--- Start Information shown ---
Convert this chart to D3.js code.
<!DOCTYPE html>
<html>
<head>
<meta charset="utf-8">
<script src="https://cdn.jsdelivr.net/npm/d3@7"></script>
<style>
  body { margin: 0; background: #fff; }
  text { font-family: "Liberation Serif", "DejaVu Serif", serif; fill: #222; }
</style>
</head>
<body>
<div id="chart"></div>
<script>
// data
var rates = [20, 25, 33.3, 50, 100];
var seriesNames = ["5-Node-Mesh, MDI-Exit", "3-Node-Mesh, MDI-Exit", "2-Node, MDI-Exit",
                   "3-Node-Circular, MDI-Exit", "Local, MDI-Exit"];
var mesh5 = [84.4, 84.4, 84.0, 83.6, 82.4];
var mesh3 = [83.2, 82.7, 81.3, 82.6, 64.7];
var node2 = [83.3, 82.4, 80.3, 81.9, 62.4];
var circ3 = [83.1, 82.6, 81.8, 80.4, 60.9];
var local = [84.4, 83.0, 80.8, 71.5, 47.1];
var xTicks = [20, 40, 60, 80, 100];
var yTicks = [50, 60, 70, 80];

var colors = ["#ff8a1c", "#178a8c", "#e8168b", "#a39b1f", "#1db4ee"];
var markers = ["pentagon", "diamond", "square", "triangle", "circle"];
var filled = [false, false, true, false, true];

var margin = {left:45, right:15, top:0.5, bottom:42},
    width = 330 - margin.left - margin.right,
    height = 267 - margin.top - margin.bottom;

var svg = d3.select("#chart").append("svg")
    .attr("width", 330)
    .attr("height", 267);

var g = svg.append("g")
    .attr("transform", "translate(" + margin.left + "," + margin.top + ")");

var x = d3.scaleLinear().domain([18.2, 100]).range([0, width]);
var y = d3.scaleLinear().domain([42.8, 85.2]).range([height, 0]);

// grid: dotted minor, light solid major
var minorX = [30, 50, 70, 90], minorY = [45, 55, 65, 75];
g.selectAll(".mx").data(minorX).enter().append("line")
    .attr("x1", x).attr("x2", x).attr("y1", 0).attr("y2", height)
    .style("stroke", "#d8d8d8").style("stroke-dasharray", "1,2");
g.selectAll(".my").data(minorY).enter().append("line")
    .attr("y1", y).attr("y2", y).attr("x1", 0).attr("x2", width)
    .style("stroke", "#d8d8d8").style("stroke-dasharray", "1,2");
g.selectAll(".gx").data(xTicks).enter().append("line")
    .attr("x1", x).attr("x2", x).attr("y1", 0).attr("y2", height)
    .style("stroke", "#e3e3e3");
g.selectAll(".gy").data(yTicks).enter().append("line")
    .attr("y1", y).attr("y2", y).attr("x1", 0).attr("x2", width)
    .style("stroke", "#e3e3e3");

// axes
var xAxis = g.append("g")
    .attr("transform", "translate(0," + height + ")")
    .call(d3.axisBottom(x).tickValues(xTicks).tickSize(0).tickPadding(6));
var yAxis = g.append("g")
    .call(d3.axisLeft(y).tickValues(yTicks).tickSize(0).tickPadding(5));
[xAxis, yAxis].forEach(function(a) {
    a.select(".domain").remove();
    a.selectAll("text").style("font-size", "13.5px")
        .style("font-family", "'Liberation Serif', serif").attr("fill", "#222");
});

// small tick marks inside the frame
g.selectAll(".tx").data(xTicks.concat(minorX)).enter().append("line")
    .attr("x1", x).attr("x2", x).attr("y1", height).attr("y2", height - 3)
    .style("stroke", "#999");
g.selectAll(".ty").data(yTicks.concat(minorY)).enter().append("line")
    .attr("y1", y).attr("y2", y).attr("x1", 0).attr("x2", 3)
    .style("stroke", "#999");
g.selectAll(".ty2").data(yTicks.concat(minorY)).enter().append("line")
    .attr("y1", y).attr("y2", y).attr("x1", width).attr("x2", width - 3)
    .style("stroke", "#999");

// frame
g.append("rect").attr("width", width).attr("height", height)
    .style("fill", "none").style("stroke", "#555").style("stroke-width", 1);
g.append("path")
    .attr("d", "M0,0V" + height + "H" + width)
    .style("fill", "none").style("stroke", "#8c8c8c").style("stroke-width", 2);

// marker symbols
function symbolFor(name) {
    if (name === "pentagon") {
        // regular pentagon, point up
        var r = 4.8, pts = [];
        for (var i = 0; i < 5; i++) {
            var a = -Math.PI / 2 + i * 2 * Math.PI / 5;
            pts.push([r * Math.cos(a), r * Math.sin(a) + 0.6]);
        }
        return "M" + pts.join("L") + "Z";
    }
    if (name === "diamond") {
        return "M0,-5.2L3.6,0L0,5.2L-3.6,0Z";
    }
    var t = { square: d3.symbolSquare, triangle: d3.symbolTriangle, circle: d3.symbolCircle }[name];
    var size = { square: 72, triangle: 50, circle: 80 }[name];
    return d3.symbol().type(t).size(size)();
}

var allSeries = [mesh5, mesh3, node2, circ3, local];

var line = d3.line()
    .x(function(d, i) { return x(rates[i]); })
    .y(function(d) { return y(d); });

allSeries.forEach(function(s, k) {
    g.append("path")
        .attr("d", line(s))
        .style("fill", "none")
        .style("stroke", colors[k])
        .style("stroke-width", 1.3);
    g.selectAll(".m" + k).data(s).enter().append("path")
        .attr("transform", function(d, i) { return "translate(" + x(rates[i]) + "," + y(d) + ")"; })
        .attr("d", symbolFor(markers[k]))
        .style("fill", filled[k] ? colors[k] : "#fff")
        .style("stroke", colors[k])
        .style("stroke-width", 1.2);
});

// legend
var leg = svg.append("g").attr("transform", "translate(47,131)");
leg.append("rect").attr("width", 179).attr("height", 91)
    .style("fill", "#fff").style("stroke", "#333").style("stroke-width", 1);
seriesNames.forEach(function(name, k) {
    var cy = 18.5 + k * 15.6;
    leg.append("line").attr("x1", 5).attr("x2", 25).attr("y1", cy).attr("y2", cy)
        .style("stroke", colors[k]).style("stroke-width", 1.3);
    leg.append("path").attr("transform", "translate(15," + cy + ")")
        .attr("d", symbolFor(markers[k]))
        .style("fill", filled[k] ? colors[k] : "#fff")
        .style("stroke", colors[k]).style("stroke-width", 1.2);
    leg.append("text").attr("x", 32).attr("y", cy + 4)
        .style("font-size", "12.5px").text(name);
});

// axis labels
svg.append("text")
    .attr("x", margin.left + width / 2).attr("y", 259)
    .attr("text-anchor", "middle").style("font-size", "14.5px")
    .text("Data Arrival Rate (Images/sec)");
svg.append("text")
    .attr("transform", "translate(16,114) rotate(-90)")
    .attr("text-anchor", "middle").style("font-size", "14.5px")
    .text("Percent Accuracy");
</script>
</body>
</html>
--- End Information shown ---
--- Start Information shown ---
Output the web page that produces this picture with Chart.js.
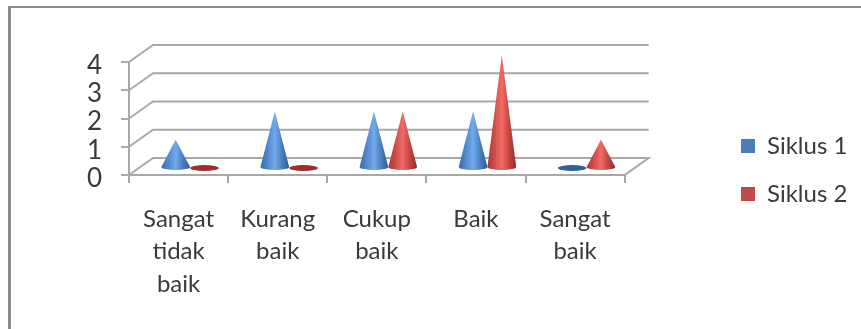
--- End Information shown ---
--- Start Information shown ---
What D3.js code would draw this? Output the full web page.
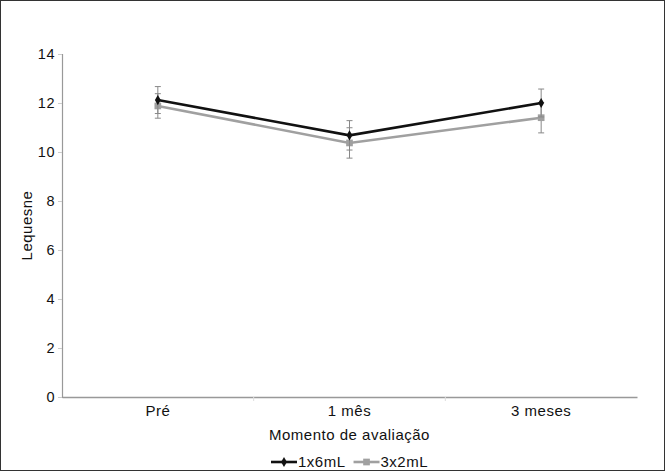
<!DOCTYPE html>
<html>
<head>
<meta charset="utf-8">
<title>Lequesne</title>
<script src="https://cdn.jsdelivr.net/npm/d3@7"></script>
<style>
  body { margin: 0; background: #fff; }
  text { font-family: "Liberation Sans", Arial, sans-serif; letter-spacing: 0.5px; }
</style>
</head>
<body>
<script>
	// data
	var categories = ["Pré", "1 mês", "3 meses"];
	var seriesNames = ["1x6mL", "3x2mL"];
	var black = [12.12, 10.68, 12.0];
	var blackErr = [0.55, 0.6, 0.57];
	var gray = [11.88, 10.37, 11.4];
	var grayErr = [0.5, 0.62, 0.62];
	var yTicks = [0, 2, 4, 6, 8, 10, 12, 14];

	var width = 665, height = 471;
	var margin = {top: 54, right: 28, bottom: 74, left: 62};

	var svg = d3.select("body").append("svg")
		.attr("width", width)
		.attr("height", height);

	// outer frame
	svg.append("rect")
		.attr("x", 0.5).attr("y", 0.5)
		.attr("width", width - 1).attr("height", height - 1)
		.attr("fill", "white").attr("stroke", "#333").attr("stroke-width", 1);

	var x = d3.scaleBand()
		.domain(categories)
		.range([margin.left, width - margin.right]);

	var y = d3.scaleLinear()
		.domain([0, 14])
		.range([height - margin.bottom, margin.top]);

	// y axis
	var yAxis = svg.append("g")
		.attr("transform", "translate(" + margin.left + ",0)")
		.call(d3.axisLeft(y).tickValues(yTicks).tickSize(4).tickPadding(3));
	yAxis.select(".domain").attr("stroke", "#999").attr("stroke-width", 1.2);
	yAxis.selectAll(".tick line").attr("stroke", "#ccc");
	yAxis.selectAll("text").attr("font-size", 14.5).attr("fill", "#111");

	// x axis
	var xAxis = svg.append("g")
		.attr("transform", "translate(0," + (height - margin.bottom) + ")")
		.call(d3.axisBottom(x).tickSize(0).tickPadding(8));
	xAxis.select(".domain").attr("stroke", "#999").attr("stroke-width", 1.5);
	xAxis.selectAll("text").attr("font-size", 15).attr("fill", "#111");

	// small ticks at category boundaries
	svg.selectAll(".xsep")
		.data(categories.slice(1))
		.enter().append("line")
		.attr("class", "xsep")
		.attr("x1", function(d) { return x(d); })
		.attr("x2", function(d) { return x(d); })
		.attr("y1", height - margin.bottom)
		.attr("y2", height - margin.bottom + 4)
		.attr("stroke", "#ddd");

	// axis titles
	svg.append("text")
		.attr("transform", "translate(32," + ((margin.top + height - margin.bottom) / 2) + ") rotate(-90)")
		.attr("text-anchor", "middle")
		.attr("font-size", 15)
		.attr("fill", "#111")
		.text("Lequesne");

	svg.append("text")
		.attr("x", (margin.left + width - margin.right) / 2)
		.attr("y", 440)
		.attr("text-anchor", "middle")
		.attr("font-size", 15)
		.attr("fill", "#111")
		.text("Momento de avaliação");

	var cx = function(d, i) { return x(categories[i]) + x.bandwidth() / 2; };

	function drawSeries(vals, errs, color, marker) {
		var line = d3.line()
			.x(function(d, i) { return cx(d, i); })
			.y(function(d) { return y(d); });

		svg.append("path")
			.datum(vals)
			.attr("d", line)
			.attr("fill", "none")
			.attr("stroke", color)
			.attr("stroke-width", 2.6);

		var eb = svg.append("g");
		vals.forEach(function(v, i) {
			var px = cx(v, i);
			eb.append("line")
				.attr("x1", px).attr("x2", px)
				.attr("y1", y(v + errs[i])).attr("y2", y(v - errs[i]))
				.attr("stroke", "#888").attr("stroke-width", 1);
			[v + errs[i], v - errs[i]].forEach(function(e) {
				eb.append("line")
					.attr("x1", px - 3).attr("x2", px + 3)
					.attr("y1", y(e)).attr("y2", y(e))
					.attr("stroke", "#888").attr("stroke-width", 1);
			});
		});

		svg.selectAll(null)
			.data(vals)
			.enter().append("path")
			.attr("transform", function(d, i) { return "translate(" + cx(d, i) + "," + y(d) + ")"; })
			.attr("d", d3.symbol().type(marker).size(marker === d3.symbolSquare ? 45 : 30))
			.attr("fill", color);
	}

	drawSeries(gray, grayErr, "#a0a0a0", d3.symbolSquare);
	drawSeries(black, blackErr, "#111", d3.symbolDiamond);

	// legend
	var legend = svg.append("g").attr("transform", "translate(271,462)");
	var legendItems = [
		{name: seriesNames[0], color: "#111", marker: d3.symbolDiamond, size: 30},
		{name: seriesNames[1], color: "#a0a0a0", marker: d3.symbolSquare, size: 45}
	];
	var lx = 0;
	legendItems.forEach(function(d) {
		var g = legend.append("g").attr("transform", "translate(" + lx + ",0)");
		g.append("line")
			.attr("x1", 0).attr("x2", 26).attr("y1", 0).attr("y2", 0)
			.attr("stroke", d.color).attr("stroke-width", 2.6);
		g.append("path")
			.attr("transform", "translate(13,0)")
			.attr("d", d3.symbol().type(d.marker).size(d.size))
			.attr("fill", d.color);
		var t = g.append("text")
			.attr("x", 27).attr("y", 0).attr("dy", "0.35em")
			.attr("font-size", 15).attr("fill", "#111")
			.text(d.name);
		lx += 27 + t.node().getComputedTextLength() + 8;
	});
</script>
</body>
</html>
--- End Information shown ---
# Task prompt
Above are records with pictures. Reproduce exactly only the lines from the line with "What D3.js code" through the line with "- margin.bottom, margin.top]);", both ends included, and leave the pictures out.

# Written solution
What D3.js code would draw this? Output the full web page.
<!DOCTYPE html>
<html>
<head>
<meta charset="utf-8">
<title>Lequesne</title>
<script src="https://cdn.jsdelivr.net/npm/d3@7"></script>
<style>
  body { margin: 0; background: #fff; }
  text { font-family: "Liberation Sans", Arial, sans-serif; letter-spacing: 0.5px; }
</style>
</head>
<body>
<script>
	// data
	var categories = ["Pré", "1 mês", "3 meses"];
	var seriesNames = ["1x6mL", "3x2mL"];
	var black = [12.12, 10.68, 12.0];
	var blackErr = [0.55, 0.6, 0.57];
	var gray = [11.88, 10.37, 11.4];
	var grayErr = [0.5, 0.62, 0.62];
	var yTicks = [0, 2, 4, 6, 8, 10, 12, 14];

	var width = 665, height = 471;
	var margin = {top: 54, right: 28, bottom: 74, left: 62};

	var svg = d3.select("body").append("svg")
		.attr("width", width)
		.attr("height", height);

	// outer frame
	svg.append("rect")
		.attr("x", 0.5).attr("y", 0.5)
		.attr("width", width - 1).attr("height", height - 1)
		.attr("fill", "white").attr("stroke", "#333").attr("stroke-width", 1);

	var x = d3.scaleBand()
		.domain(categories)
		.range([margin.left, width - margin.right]);

	var y = d3.scaleLinear()
		.domain([0, 14])
		.range([height - margin.bottom, margin.top]);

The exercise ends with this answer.